I was born and raised in Russia, in Saint Petersburg, where I lived for twenty-eight years before emigrating to America. Communal living was not something I knew only from stories. Many of my friends grew up in communal apartments. They shared kitchens, toilets, and hallways with several other families, while an entire family often had to fit its life into a single room.



So when I stepped into those courtyards, something in me shifted. Memories came back with such force that for a moment it felt as if I had fallen through a crack in time and landed somewhere inside my own childhood.
That was where I met Nelly.

Of all the courtyards I saw on that trip, hers was, without question, the most beautiful.

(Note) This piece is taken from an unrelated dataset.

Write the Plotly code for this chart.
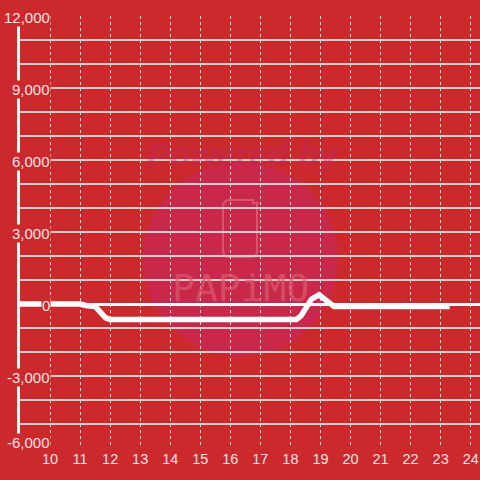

Huge glassed-in verandas formed the outer wall of the house. They were sunrooms, really — a buffer between the apartments and the punishing summer heat.


Do you know what is hardest about being a photojournalist? It is not finding a story. It is finding trust. It is the quiet, fragile moment when the person you have chosen begins to believe you, lets you step into their life for a while, tells you their story, and shares something deeply personal.

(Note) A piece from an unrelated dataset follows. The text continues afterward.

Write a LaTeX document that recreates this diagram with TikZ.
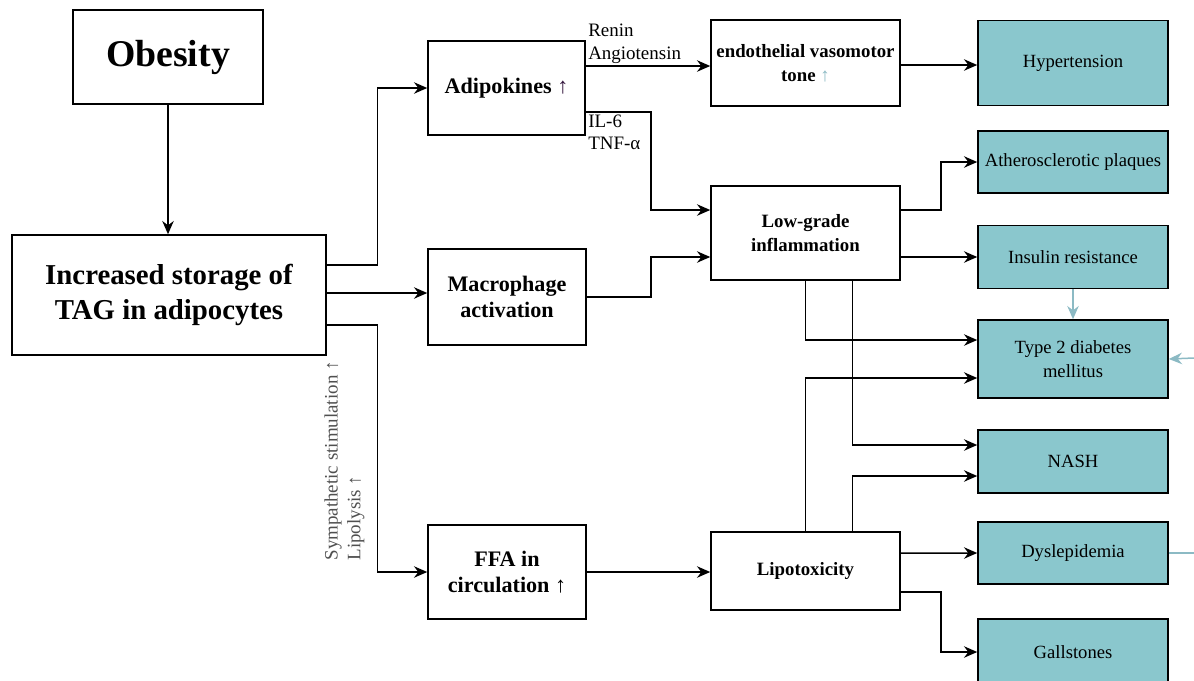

Nelly is one hundred and three years old. When we step into her apartment, she briskly leads me into the kitchen, starts making coffee, and brings out her best things for guests — fruit and pastries. We sit down at the table, and she begins to tell me her story.

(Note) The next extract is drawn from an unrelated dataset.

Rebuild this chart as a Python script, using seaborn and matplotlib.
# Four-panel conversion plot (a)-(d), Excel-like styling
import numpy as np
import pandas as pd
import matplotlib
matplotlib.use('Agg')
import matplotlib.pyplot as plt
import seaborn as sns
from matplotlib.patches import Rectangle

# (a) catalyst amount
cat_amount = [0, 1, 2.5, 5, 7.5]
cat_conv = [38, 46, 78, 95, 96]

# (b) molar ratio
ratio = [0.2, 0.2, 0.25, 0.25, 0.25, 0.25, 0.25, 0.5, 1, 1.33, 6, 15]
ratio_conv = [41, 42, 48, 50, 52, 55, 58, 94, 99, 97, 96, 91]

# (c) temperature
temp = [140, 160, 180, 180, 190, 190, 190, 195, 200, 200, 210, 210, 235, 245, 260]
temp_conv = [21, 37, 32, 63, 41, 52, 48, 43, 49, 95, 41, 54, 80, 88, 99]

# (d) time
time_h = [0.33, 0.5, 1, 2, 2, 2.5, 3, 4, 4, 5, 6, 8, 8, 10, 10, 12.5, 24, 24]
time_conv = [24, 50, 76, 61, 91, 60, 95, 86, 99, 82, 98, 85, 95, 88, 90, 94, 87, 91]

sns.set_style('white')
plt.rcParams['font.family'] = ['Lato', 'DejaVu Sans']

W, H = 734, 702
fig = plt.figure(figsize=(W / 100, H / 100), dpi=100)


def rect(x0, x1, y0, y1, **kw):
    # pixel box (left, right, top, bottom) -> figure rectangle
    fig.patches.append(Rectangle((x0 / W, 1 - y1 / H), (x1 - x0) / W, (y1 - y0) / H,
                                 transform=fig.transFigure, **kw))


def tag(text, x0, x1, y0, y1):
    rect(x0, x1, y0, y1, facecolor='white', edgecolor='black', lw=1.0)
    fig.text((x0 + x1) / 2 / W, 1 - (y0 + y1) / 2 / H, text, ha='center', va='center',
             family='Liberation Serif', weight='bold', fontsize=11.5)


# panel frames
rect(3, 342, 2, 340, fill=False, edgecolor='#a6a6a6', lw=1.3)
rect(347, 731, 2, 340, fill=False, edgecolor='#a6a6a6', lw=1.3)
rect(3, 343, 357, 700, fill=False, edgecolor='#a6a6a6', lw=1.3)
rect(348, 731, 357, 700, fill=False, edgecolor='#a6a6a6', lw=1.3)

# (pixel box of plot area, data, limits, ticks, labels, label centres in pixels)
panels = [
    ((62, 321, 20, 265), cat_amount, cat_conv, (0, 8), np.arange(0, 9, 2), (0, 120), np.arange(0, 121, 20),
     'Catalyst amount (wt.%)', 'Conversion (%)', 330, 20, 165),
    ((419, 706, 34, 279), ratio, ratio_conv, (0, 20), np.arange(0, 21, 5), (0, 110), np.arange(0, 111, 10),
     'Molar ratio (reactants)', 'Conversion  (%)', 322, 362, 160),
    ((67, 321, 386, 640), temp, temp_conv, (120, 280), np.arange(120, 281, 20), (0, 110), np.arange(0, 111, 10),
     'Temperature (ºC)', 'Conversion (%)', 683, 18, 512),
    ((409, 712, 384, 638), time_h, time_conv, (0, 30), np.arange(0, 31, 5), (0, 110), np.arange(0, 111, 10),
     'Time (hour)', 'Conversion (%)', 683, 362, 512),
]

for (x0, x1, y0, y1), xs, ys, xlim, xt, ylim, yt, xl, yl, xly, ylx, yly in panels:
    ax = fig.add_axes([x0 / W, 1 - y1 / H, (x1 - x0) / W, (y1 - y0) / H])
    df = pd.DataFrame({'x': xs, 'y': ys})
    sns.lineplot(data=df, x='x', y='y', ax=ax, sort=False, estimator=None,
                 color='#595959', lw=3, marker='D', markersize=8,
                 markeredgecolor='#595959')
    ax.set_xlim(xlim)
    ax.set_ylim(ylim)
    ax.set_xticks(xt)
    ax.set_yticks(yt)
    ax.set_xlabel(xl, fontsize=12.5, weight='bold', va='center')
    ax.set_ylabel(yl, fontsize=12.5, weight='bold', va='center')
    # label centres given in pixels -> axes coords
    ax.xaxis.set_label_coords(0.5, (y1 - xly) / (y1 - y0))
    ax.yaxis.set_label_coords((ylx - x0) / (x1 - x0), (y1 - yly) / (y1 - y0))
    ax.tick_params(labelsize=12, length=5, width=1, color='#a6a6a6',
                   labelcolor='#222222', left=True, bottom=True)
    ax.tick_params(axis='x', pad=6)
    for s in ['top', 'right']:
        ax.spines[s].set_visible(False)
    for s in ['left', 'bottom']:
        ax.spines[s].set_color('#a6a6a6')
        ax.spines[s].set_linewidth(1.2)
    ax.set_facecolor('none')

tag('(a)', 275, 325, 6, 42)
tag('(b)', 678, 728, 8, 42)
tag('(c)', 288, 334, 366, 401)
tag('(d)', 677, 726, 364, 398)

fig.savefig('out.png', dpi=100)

Not everything stays in her memory now. Some moments slip away, some details vanish, and her thoughts often jump from one subject to another.

She lost one of her two sons, and two years ago she also lost her husband, who went missing. Now she lives with her other son and his family. In Georgia, it is not unusual for families to live together like this. Mothers, their sons, daughters-in-law, and grandchildren often share one home, helping and caring for one another. Nelly, for example, still cooks for the whole family at the age of 103, tidies the room, and keeps everything clean and in order.

We say goodbye to each other. She writes down my phone number and my name. There is something so touching about the way people still do this by hand, and something especially tender about seeing your own name on a small piece of squared paper.


As I leave Nelli’s courtyard, I think about how life seems to stretch when someone still needs you.